4 November 2014 The United Nations World Health Organization (WHO) released new guidelines today aimed at reducing the number deaths related to opioid overdose covering a range of drugs – from morphine and heroin to painkillers such as oxycodone – that claim nearly 70,000 lives each year.
The guidelines recommend expanding access of the inexpensive medication naloxone, “which can completely reverse the effects of opioid overdose and prevent deaths due to opioid overdose.”
According to WHO, currently only 10 percent of an estimated 15 million people who suffer from opioid dependence receive treatment.
“Worldwide, an estimated 69,000 people die from opioid overdose each year,” WHO reported. “The number of opioid overdoses has risen in recent years, in part due to the increased use of opioids in the management of chronic pain.”
“In 2010, an estimated 16,651 people died from an overdose of prescription opioids in the United States of America alone,” it said.
WHO recommended that naloxone be made available to people likely to witness an opioid overdose, as well as training in the management of opioid overdose.
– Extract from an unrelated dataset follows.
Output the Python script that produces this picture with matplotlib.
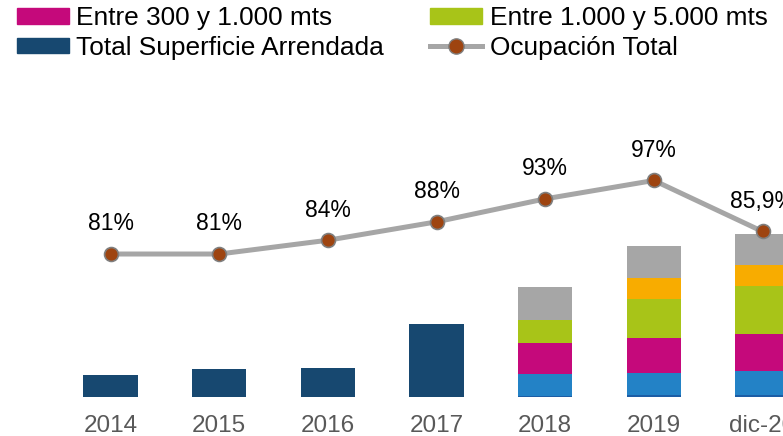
import matplotlib
matplotlib.use("Agg")
import matplotlib.pyplot as plt
from matplotlib.patches import Patch
from matplotlib.lines import Line2D
import numpy as np

# categories and values (arbitrary surface units)
categories = ["2014", "2015", "2016", "2017", "2018", "2019", "dic-20"]
total_superficie = [22, 28, 29, 73, 0, 0, 0]
seg_dark = [0, 0, 0, 0, 1, 2, 2]
seg_blue = [0, 0, 0, 0, 22, 22, 24]
seg_300_1000 = [0, 0, 0, 0, 31, 35, 37]
seg_1000_5000 = [0, 0, 0, 0, 23, 39, 48]
seg_orange = [0, 0, 0, 0, 0, 21, 21]
seg_gray = [0, 0, 0, 0, 33, 32, 31]
ocupacion = [81, 81, 84, 88, 93, 97, 85.9]
ocupacion_labels = ["81%", "81%", "84%", "88%", "93%", "97%", "85,9%"]

C_DARKBLUE = "#174870"
C_DARK = "#1C5DA5"
C_BLUE = "#2382C6"
C_MAGENTA = "#C5097B"
C_GREEN = "#A8C418"
C_ORANGE = "#F8AC00"
C_GRAY = "#A6A6A6"
C_MARKER = "#9E4410"

plt.rcParams['font.family'] = ['Liberation Sans', 'DejaVu Sans']

W, H = 783, 436
fig = plt.figure(figsize=(W / 100, H / 100), dpi=100)
ax = fig.add_axes([56.2 / W, 39 / H, 760.7 / W, 297 / H])

x = np.arange(len(categories))
width = 0.5

ax.bar(x, total_superficie, width, color=C_DARKBLUE)
bottom = np.zeros(len(categories))
for vals, col in [(seg_dark, C_DARK), (seg_blue, C_BLUE), (seg_300_1000, C_MAGENTA),
                  (seg_1000_5000, C_GREEN), (seg_orange, C_ORANGE), (seg_gray, C_GRAY)]:
    ax.bar(x, vals, width, bottom=bottom, color=col)
    bottom += np.array(vals)

ax.set_xlim(-0.5, 6.5)
ax.set_ylim(0, 297)
ax.set_yticks([])
ax.set_xticks(x)
ax.set_xticklabels(categories, fontsize=17.5, color="#595959")
ax.tick_params(axis='x', length=0, pad=13)
for s in ax.spines.values():
    s.set_visible(False)

# occupancy line on secondary axis
ax2 = ax.twinx()
ax2.plot(x, ocupacion, color=C_GRAY, lw=3.6, marker='o', markersize=10,
         markerfacecolor=C_MARKER, markeredgecolor="#7F7F7F", markeredgewidth=1.2,
         solid_capstyle='butt')
ax2.set_ylim(49.9, 114.5)
ax2.set_yticks([])
for s in ax2.spines.values():
    s.set_visible(False)
for xi, yi, lab in zip(x, ocupacion, ocupacion_labels):
    ax2.annotate(lab, (xi, yi), xytext=(0, 17), textcoords='offset points',
                 ha='center', va='baseline', fontsize=16.5, color='black')

# legend (visible entries)
handles = [
    Patch(color=C_MAGENTA),
    Patch(color=C_DARKBLUE),
    Patch(color=C_GREEN),
    Line2D([], [], color=C_GRAY, lw=3.6, marker='o', markersize=11,
           markerfacecolor=C_MARKER, markeredgecolor="#7F7F7F"),
]
labels = ["Entre 300 y 1.000 mts", "Total Superficie Arrendada",
          "Entre 1.000 y 5.000 mts", "Ocupación Total"]
fig.legend(handles, labels, ncol=2, loc='upper left',
           bbox_to_anchor=(16.7 / W, 1 - 6 / H), frameon=False,
           prop={'size': 18.9},
           handlelength=2.0, handleheight=0.55, handletextpad=0.27,
           columnspacing=1.75, labelspacing=0.22, borderpad=0, borderaxespad=0)

fig.savefig("out.png", dpi=100)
Naloxone can be injected or administered intra-nasally and has minimal effects in people who have not used opioids.
In recent years, WHO said, a number of programmes around the world have shown that providing naloxone to people likely to witness an opioid overdose, in combination with training on the use of naloxone and on the resuscitation of people having an opioid overdose could substantially reduce the deaths resulting from opioid overdose.
“A recent survey in the United States found that the distribution of approximately 50,000 naloxone kits through local opioid overdose prevention programmes had resulted in more than 10,000 uses to reverse overdoses,” it said.
A policy of providing naloxone to people at risk of opioid overdose as well as to people likely to witness an opioid overdose has been in place in Scotland since 2011 and in a number of jurisdictions in the United States. Ireland has also announced this as a national policy.
The majority of people dependent on opioids use illicitly cultivated and manufactured heroin, but an increasing proportion use prescription opioids. There has been a trend in the last 10 years to use opioids in the management of chronic non-cancer pain, such as back pain.
In 2012, the UN Economic and Social Council (ECOSOC) called on WHO, in collaboration with the UN Office on Drugs and Crime (UNODC) to provide advice and guidance, based on scientific evidence, on preventing mortality from drug overdose, in particular opioid overdose.